Married Filing Jointly Allowed for Same-Sex Marriages
In the wake of the Supreme Court’s Windsor decision invalidating a portion of the Defense of Marriage Act (DOMA), the Treasury Department and the IRS announced that, “same-sex couples, legally married in jurisdictions that recognize their marriages, will be treated as married for federal tax purposes.”
What does this mean for same-sex couples?
- In order to file a federal tax return as married filing jointly or married filing separately, the same-sex couples must be legally married in a state or jurisdiction that recognizes same-sex marriages.
- Same-sex couples duly married in one state who now reside in a state that does not recognize same-sex marriage will be entitled to the federal benefits, including being able to file jointly under the federal tax laws.
- Same-sex couples who were married prior to the Supreme Court’s ruling must now file married filing jointly or married filing separately.
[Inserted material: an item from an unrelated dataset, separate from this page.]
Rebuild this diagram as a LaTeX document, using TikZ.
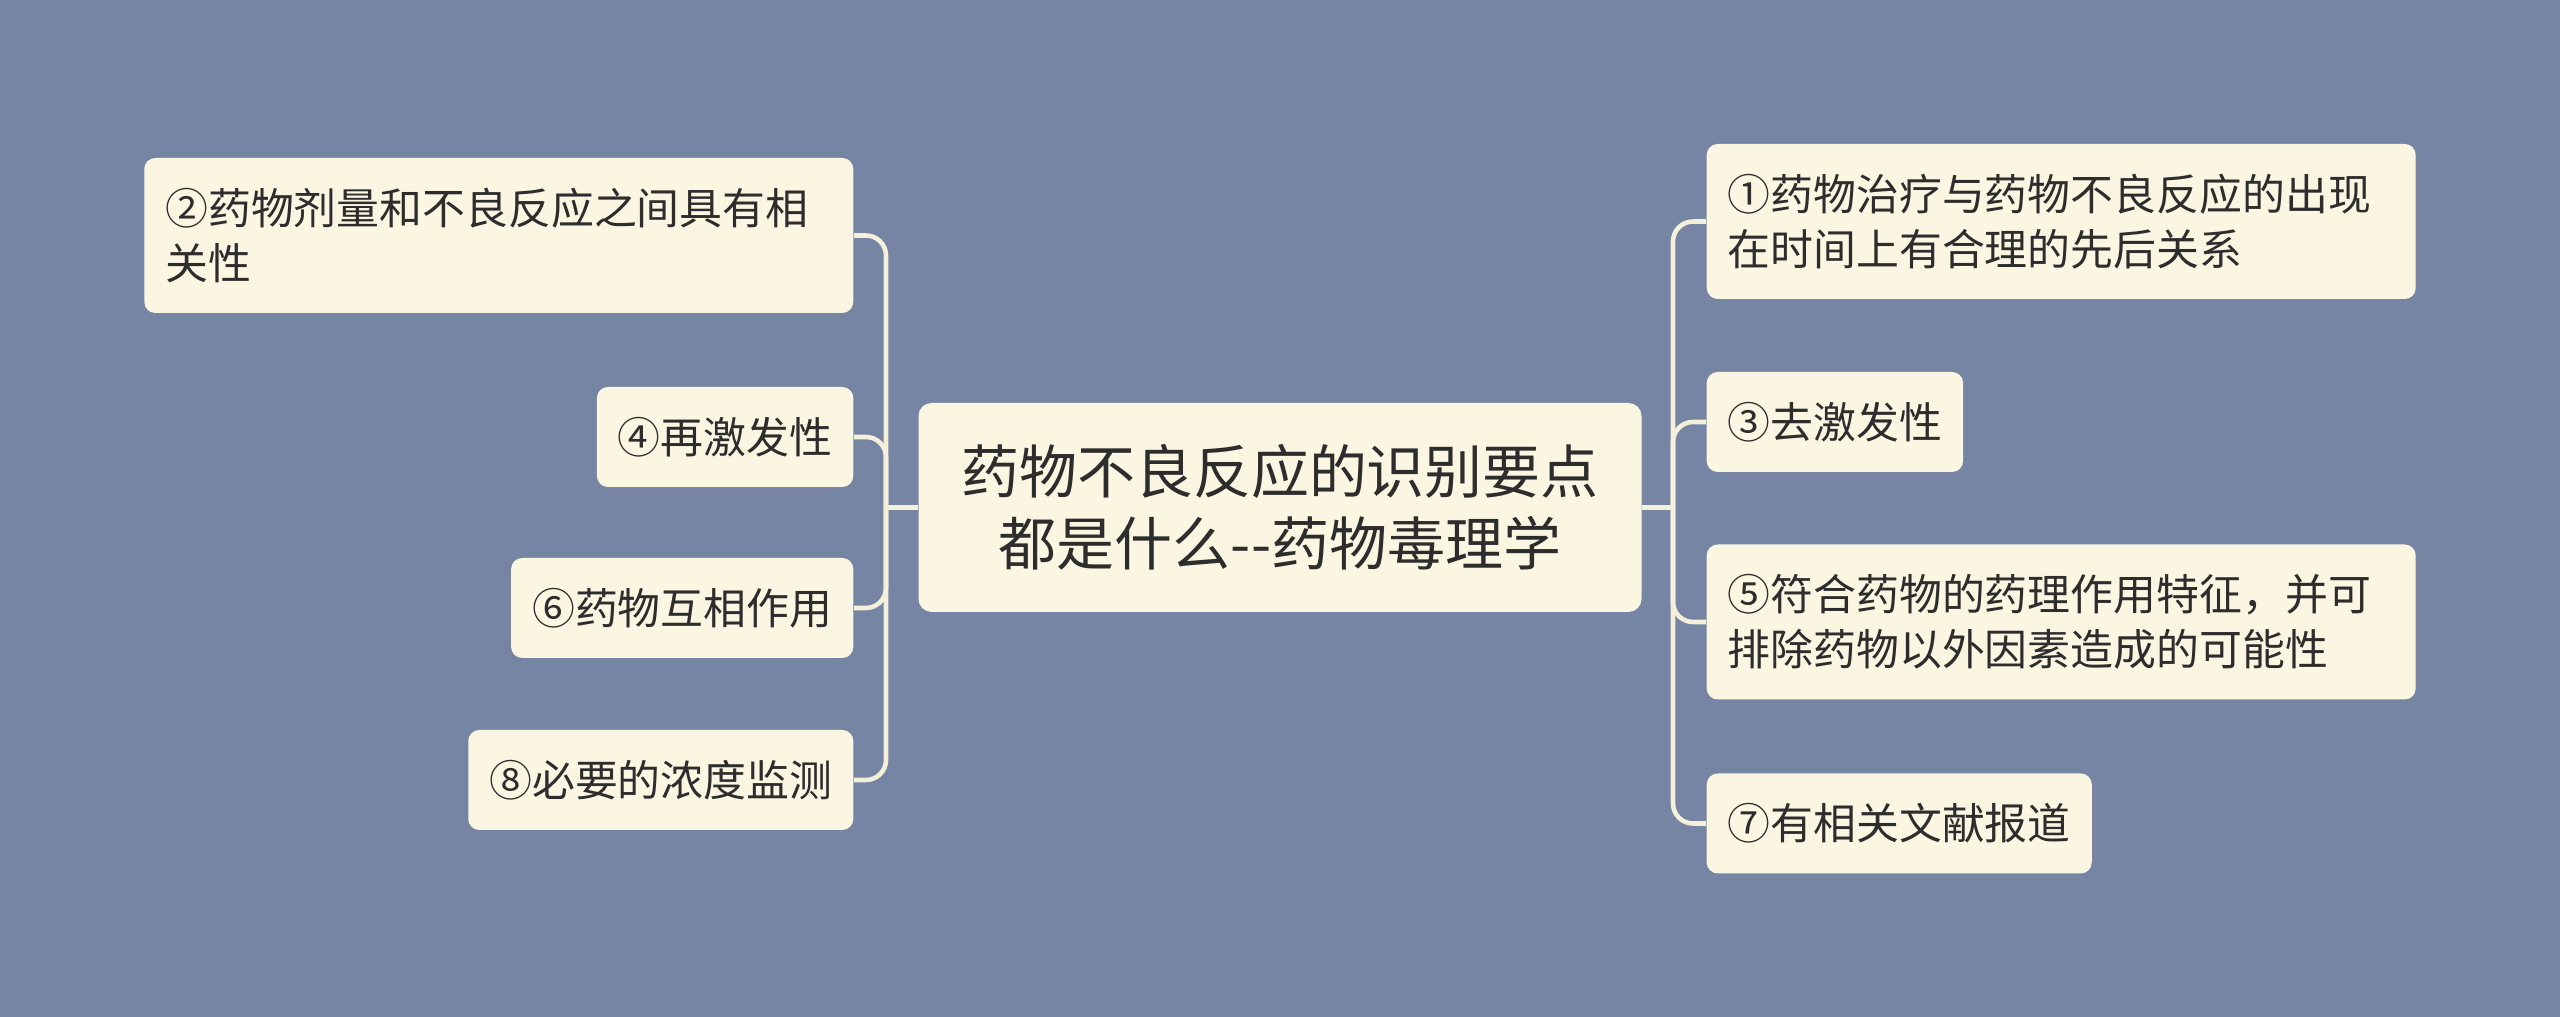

This could create a negative impact for those same sex couples that were better tax positions filing single.
- Married same-sex couples are now entitled to the following benefits:
– Education benefits such as the Lifetime Learning Credit, Coverdell Education Savings accounts, and IRA withdrawals for education.
– Estate and gift tax planning tools such as the marital deduction, gift splitting, and portability.
– Employee benefits such as health coverage, cafeteria plans, and retirement plans.
Individuals who were in same-sex marriages may, but are not required to, file original or amended returns choosing to be treated as married for federal tax purposes for one or more prior tax years still open under the statute of limitations. On October 15th, 2013, the statute of limitations will run out for any 2009 returns extended to the October 15th, 2010 extension deadline.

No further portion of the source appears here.